[Lustre-devel] proposal on implementing a new readahead in clio

Sun Jan 24 22:55:09 PST 2010

We need do readahead asynchronously, but Windows kernel doesn't give us an 
easy solution. Here are the issues for Windows readahead:

1, Windows kenrel (VM) doesn't provide kernel drivers an equivalent 
grab_cache_page_nowait_gfp() to allocate an empty/invalid page. So in 
ll_readpage(), it's too late for WNC to grab more pages for readahead.

2, The routines provided by Windows kernel to allocate page cache are 
synchronous and they won't return until the requested pages are fetched.

So we plan to start a thread pool, and dispatch the readahead requests to 
these threads instead of blocking user thread.

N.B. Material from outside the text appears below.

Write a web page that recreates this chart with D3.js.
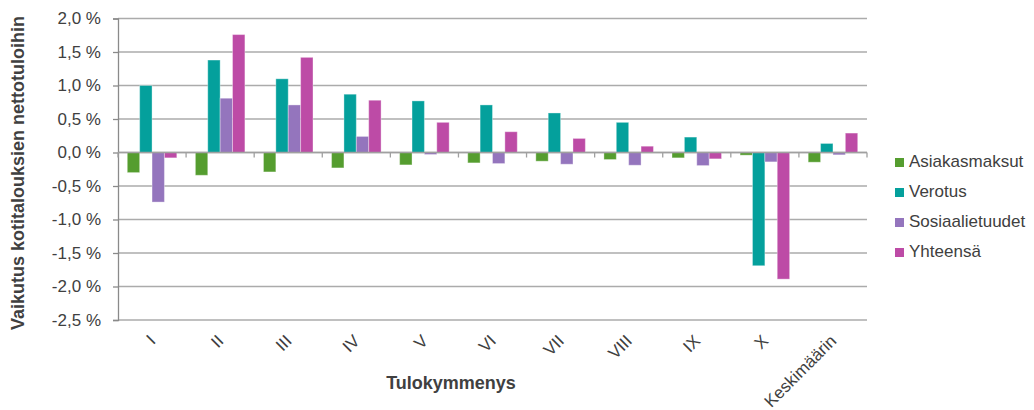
<!DOCTYPE html>
<html>
<head>
<meta charset="utf-8">
<script src="https://cdn.jsdelivr.net/npm/d3@7"></script>
<style>
  html, body { margin: 0; padding: 0; background: #fff; }
  svg { display: block; font-family: "Liberation Sans", Arial, sans-serif; }
</style>
</head>
<body>
<svg id="chart" width="1034" height="410"></svg>
<script>
const categories = ["I", "II", "III", "IV", "V", "VI", "VII", "VIII", "IX", "X", "Keskimäärin"];
const seriesNames = ["Asiakasmaksut", "Verotus", "Sosiaalietuudet", "Yhteensä"];
const asiakasmaksut = [-0.30, -0.34, -0.29, -0.23, -0.185, -0.155, -0.13, -0.105, -0.08, -0.04, -0.145];
const verotus = [1.00, 1.38, 1.10, 0.87, 0.77, 0.71, 0.59, 0.45, 0.23, -1.69, 0.135];
const sosiaalietuudet = [-0.74, 0.81, 0.71, 0.24, -0.03, -0.165, -0.175, -0.19, -0.195, -0.14, -0.035];
const yhteensa = [-0.08, 1.76, 1.42, 0.78, 0.45, 0.31, 0.21, 0.094, -0.095, -1.89, 0.29];
const yTicks = [-2.5, -2.0, -1.5, -1.0, -0.5, 0.0, 0.5, 1.0, 1.5, 2.0];
const yTitle = "Vaikutus kotitalouksien nettotuloihin";
const xTitle = "Tulokymmenys";

const seriesValues = [asiakasmaksut, verotus, sosiaalietuudet, yhteensa];
const colors = ["#559D2F", "#04A09C", "#9475BD", "#BD4BA6"];

const svg = d3.select("#chart");
const pLeft = 118, pRight = 867, pTop = 18.5, pBottom = 320;

const x = d3.scaleBand().domain(categories).range([pLeft, pRight]).padding(0);
const xs = d3.scaleBand().domain(seriesNames).range([0, x.bandwidth()]).paddingInner(0).paddingOuter(0.75);
const y = d3.scaleLinear().domain([-2.5, 2.0]).range([pBottom, pTop]);

const fmt = v => d3.format(".1f")(v).replace("−", "-").replace(".", ",") + " %";

// gridlines
svg.append("g").selectAll("line").data(yTicks).join("line")
  .attr("x1", pLeft).attr("x2", pRight)
  .attr("y1", d => y(d)).attr("y2", d => y(d))
  .attr("stroke", "#ababab").attr("stroke-width", 1.3);

// y axis
const yAxis = svg.append("g").attr("transform", `translate(${pLeft},0)`)
  .call(d3.axisLeft(y).tickValues(yTicks).tickFormat(fmt).tickSize(5).tickPadding(12));
yAxis.select(".domain").attr("stroke", "#8a8a8a").attr("stroke-width", 1.3);
yAxis.selectAll(".tick line").attr("stroke", "#8a8a8a").attr("stroke-width", 1.3);
yAxis.selectAll(".tick text").attr("font-size", 17).attr("fill", "#404040")
  .attr("font-family", "Liberation Sans, Arial, sans-serif");

// bars
const groups = svg.append("g").selectAll("g").data(seriesNames).join("g")
  .attr("fill", (d, i) => colors[i]);
groups.selectAll("rect")
  .data((s, si) => categories.map((c, ci) => ({ c, s, v: seriesValues[si][ci] })))
  .join("rect")
  .attr("x", d => x(d.c) + xs(d.s))
  .attr("width", xs.bandwidth())
  .attr("y", d => Math.min(y(d.v), y(0)))
  .attr("height", d => Math.abs(y(d.v) - y(0)))
  .attr("stroke", "rgba(255,255,255,0.35)").attr("stroke-width", 1);

// x axis at zero
const xAxisG = svg.append("g").attr("transform", `translate(0,${y(0)})`);
xAxisG.append("line").attr("x1", pLeft).attr("x2", pRight).attr("y1", 0).attr("y2", 0)
  .attr("stroke", "#a0a0a0").attr("stroke-width", 1.3);
const boundaries = categories.map(c => x(c)).concat([pRight]);
xAxisG.selectAll("line.tk").data(boundaries).join("line").attr("class", "tk")
  .attr("x1", d => d).attr("x2", d => d).attr("y1", 0).attr("y2", 5)
  .attr("stroke", "#a0a0a0").attr("stroke-width", 1.3);

// x labels
svg.append("g").selectAll("text").data(categories).join("text")
  .attr("transform", d => `translate(${x(d) + x.bandwidth() / 2 + 4.5},342) rotate(-45)`)
  .attr("text-anchor", "end")
  .attr("font-size", 17).attr("fill", "#404040")
  .text(d => d);

// axis titles
svg.append("text")
  .attr("transform", `translate(24,173) rotate(-90)`)
  .attr("text-anchor", "middle").attr("font-size", 18).attr("font-weight", "bold").attr("fill", "#404040")
  .text(yTitle);
svg.append("text")
  .attr("x", 451).attr("y", 389)
  .attr("text-anchor", "middle").attr("font-size", 18).attr("font-weight", "bold").attr("fill", "#404040")
  .text(xTitle);

// legend
const lg = svg.append("g").selectAll("g").data(seriesNames).join("g")
  .attr("transform", (d, i) => `translate(895,${167 + i * 30})`);
lg.append("rect").attr("x", 0).attr("y", -9).attr("width", 9).attr("height", 9)
  .attr("fill", (d, i) => colors[i]);
lg.append("text").attr("x", 14).attr("y", 0).attr("font-size", 17).attr("fill", "#404040")
  .text(d => d);
</script>
</body>
</html>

We can group the threads by several ways:
1, request per random thread, without any specify order. we just start a 
fixed number of threads and queue the readahead request to any thread of 
the thread pool.
    this is the decision we made during WNC readahead meeting last week.
2, thread per file (file) or thread per open instance (fd)
3, thread per ost, we need divide the readahead request to several which 
are stripe boundary aligned.

regards,
matt

On 2010/1/25 12:05, Nicolas Williams wrote:
> On Sun, Jan 24, 2010 at 09:01:46AM +0800, jay wrote:
>> Alexey Lyashkov wrote:
>>> I correctly understand: you suggest a spawn one new thread per open
>>> file?
>>> so if client have 10 processes, and each process is open 100 files, you
>>> need spawn 1000 new threads?
>>>
>> No, per process readahead, or some system readahead thread pool, this is
>> because most of those threads are sleeping, and it consumes little time
>> to issue readahead requests. The idea behind the scheme is to issue
>> readahead rpcs async.
>
> Sleeping threads do consume memory resources, and context switches
> between them do add cache pressure.  The read ahead work should all be
> async, in which case you need no more readahead threads than you have
> CPUs.
>
>> BTW, I'm not going to implement what you mentioned in linux, because I
>> don't think this is a good idea, as what I said in design doc. However,
>> we HAVE to have an async thread pool to implement readahead for windows.
>> Windows doesn't have an interface of issuing async read request, lack of
>> a mechanism to have page lock or similar things - what a pity!
>
> But surely you can still do the readaheads asynchronously.  Say you
> think that block N of some file will be needed soon: so you issue the
> read ahead of time.  You'll need to place the data somewhere, and
> hopefully that will be somewhere that the host OS's VFS sub-system
> (Windows in your case) can either provide or accept -- if not you'll
> need to do a copy later, but you're still able to send the read request,
> and process the reply, asynchronously.
>
> Nico